Note:
I like to phrase things as punchy commands but it's all just my preference. My personal style is constantly evolving.
My motto is a twist on the Zen of Python
If the implementation is hard to understand, it's bad.
If the implementation is easy to understand, it may be good.
Style Guide
List comprehensions are your bread and butter. Structure them like a SQL query.
cleaned_emails = [
email.strip()
for email
in emails
if '@test.com' not in email
]
Give the The Numpy docstring style a try.
def clean_emails(emails):
"""Clean up emails from source database
Parameters
----------
emails : list
Raw email addresses
Returns
-------
cleaned_emails : list
Cleaned email addresses
"""
cleaned_emails = [
email.strip()
for email
in emails
if '@test.com' not in email
]
return cleaned_emails
Naming things is hard. Do it well! Conserve your colleagues' brainpower: if a function has a good name and docstring then they don't have to understand how it works to understand what it does.
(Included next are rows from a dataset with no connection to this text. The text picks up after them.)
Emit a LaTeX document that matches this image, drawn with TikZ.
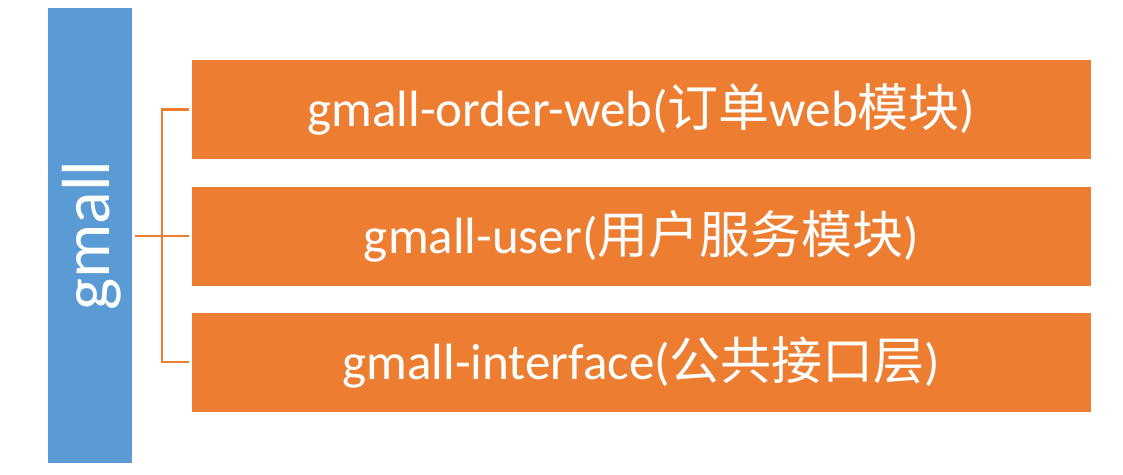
\documentclass[tikz,border=0pt]{standalone}
\usepackage{fontspec}
\setmainfont{Carlito}
\newfontfamily\cjk{Noto Sans CJK SC}
\definecolor{bluebar}{HTML}{5B9BD5}
\definecolor{orangebox}{HTML}{ED7D31}
\begin{document}
\begin{tikzpicture}[x=1pt,y=-1pt,
  modbox/.style={fill=orangebox,draw=none,minimum width=899pt,minimum height=99pt,inner sep=0pt,text=white,font=\fontsize{51}{58}\selectfont},
  bar/.style={fill=bluebar,draw=none,minimum width=84pt,minimum height=455pt,inner sep=0pt},
  link/.style={draw=orangebox,line width=2.5pt}]
\useasboundingbox (0,0) rectangle (1123,474);
\node[bar] (root) at (90,235.5) {};
\node[text=white,rotate=90,font=\fontsize{68}{70}\selectfont] (rootlabel) at (92,235.5) {gmall};
\node[modbox] (m1) at (641.5,109.5) {gmall-order-web({\cjk 订单}web{\cjk 模块})};
\node[modbox] (m2) at (641.5,236.5) {gmall-user({\cjk 用户服务模块})};
\node[modbox] (m3) at (641.5,362) {gmall-interface({\cjk 公共接口层})};
\coordinate (j) at (162,236);
\draw[link] ([xshift=3pt]root.east |- j) -- ([xshift=-3pt]m2.west |- j);
\draw[link] ([xshift=-3pt]m1.west) -| (j) |- ([xshift=-3pt]m3.west);
\end{tikzpicture}
\end{document}
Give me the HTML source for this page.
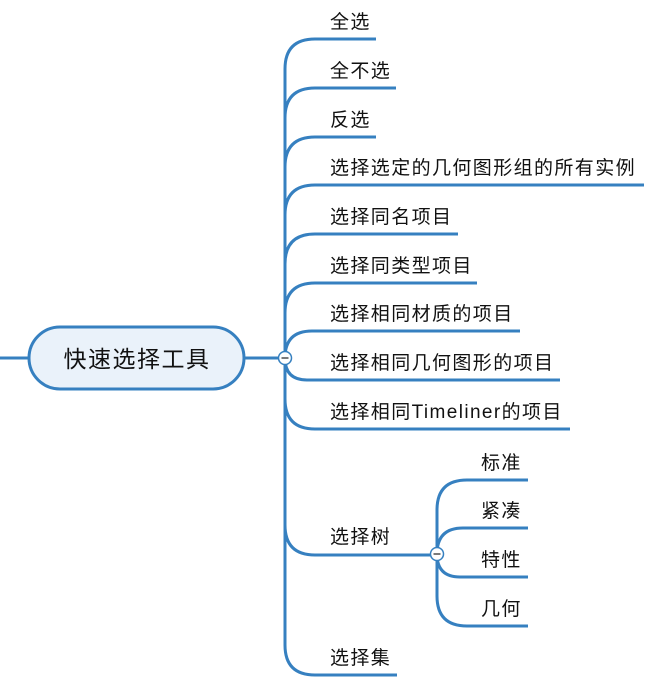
<!DOCTYPE html>
<html><head><meta charset="utf-8"><style>
html,body{margin:0;padding:0;background:#fff;}
svg{display:block}
text{font-family:"Liberation Sans","Noto Sans CJK SC",sans-serif;font-size:19px;letter-spacing:1.4px;fill:#111;}
</style></head><body>
<svg width="662" height="689" viewBox="0 0 662 689" xmlns="http://www.w3.org/2000/svg">
<g fill="none" stroke="#3680c0" stroke-width="3" stroke-linecap="butt">
<line x1="0" y1="358" x2="30" y2="358"/>
<line x1="244" y1="358" x2="279" y2="358"/>
<path d="M285,358 L285,69 Q285,39 315,39 L376,39"/>
<path d="M285,118 Q285,88 315,88 L396,88"/>
<path d="M285,167 Q285,137 315,137 L376,137"/>
<path d="M285,215 Q285,185 315,185 L644,185"/>
<path d="M285,264 Q285,234 315,234 L458,234"/>
<path d="M285,313 Q285,283 315,283 L477,283"/>
<path d="M285,358 Q285,331 312,331 L520,331"/>
<path d="M285,358 Q285,380 307,380 L560,380"/>
<path d="M285,358 L285,399 Q285,429 315,429 L570,429"/>
<path d="M285,399 L285,525 Q285,555 315,555 L431,555"/>
<path d="M285,520 L285,645 Q285,675 315,675 L397,675"/>
<path d="M437,554 L437,510 Q437,480 467,480 L528,480"/>
<path d="M437,554 Q437,528 463,528 L528,528"/>
<path d="M437,554 Q437,577 460,577 L528,577"/>
<path d="M437,554 L437,596 Q437,626 467,626 L528,626"/>
</g>
<rect x="29" y="327" width="215" height="62" rx="31" fill="#eaf2fa" stroke="#3680c0" stroke-width="3"/>
<text x="137" y="367" text-anchor="middle" style="font-size:23px;letter-spacing:1.5px">快速选择工具</text>
<circle cx="285" cy="358" r="6.5" fill="#fff" stroke="#3680c0" stroke-width="1.5"/>
<line x1="281.5" y1="358" x2="288.5" y2="358" stroke="#333" stroke-width="1.3"/>
<circle cx="437" cy="554" r="6.5" fill="#fff" stroke="#3680c0" stroke-width="1.5"/>
<line x1="433.5" y1="554" x2="440.5" y2="554" stroke="#333" stroke-width="1.3"/>
<text x="330" y="28">全选</text>
<text x="330" y="77">全不选</text>
<text x="330" y="126">反选</text>
<text x="330" y="174">选择选定的几何图形组的所有实例</text>
<text x="330" y="223">选择同名项目</text>
<text x="330" y="272">选择同类型项目</text>
<text x="330" y="320">选择相同材质的项目</text>
<text x="330" y="369">选择相同几何图形的项目</text>
<text x="330" y="418">选择相同Timeliner的项目</text>
<text x="330" y="543">选择树</text>
<text x="330" y="664">选择集</text>
<text x="481" y="469">标准</text>
<text x="481" y="517">紧凑</text>
<text x="481" y="566">特性</text>
<text x="481" y="615">几何</text>
</svg>
</body></html>
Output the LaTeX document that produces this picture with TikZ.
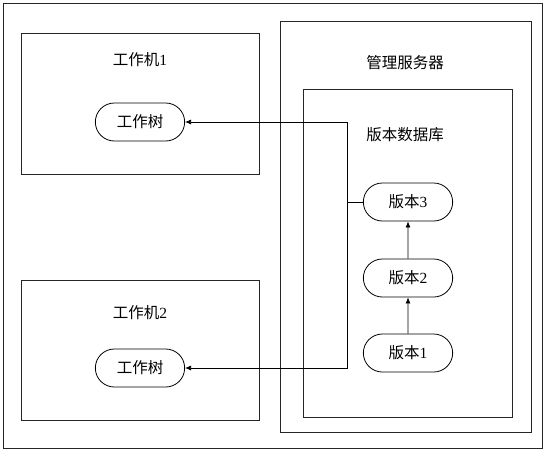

Use SQL where possible, it's more readable than the PySpark equivalent.
user_df = spark.sql("""
SELECT id,
created_at,
dt AS partition
FROM users
WHERE updated_at IS NOT NULL
""")
Distinguish between Spark DataFrames and Pandas DataFrames when mixing the two.
user_pdf = user_df.toPandas()
Other Spark preferences: Distinguish between Spark DataFrames and Pandas DataFrames when mixing the two.
import pyspark
import pyspark.sql.types as T
import pyspark.sql.functions as F
As the documentation says, the preferred entry point for Spark is through spark
.
# Yes
df = spark.read.parquet()
rdd = spark.sparkContext.sequenceFile()
df = spark.sql("""SELECT * FROM users""")
# No
df = sc.read.parquet()
sparkContext
df = sqlContext.sql("""SELECT * FROM users""")
df = hiveContext.sql("""SELECT * FROM users""")
Writing Scripts
Start with functions. If you find yourself passing several parameters between functions then make a class.
Let's say you have a PySpark script called anonymize_emails.py
which needs a date and a database.
import sys
import pyspark
if __name__ == '__main__':
_, database, date = sys.argv
spark = pyspark.sql.SparkSession.builder\
.appName('Anonymize Emails for {}'.format(date))\
.getOrCreate()
anonymize_emails(spark, database, date)
Explicitly ignore extra parameters if you want.
_, database, date, *_ = sys.argv
I'm not a huge fan of the trailing backslash for new lines but it's common in Spark and growing on me. For Pandas I still prefer to use parentheses. In any case put each operation on new line.
(df[['user_id', 'time_on_page']]
.groupby('user_id')
.mean()
.to_csv('average_time_on_page.csv')
)
Jupyter Notebooks are your friend. Especially for data science you'll want to iterate: see what's in the data, check the processing did what you think it did, and see how long each chunk of code takes to run. Super helpful for development! What's a natural chunk of code? A function, of course.
Once everything is working clean up the notebook and add some nice comments and descriptive text. Now you're ready to transfer this code to a proper script and deploy it.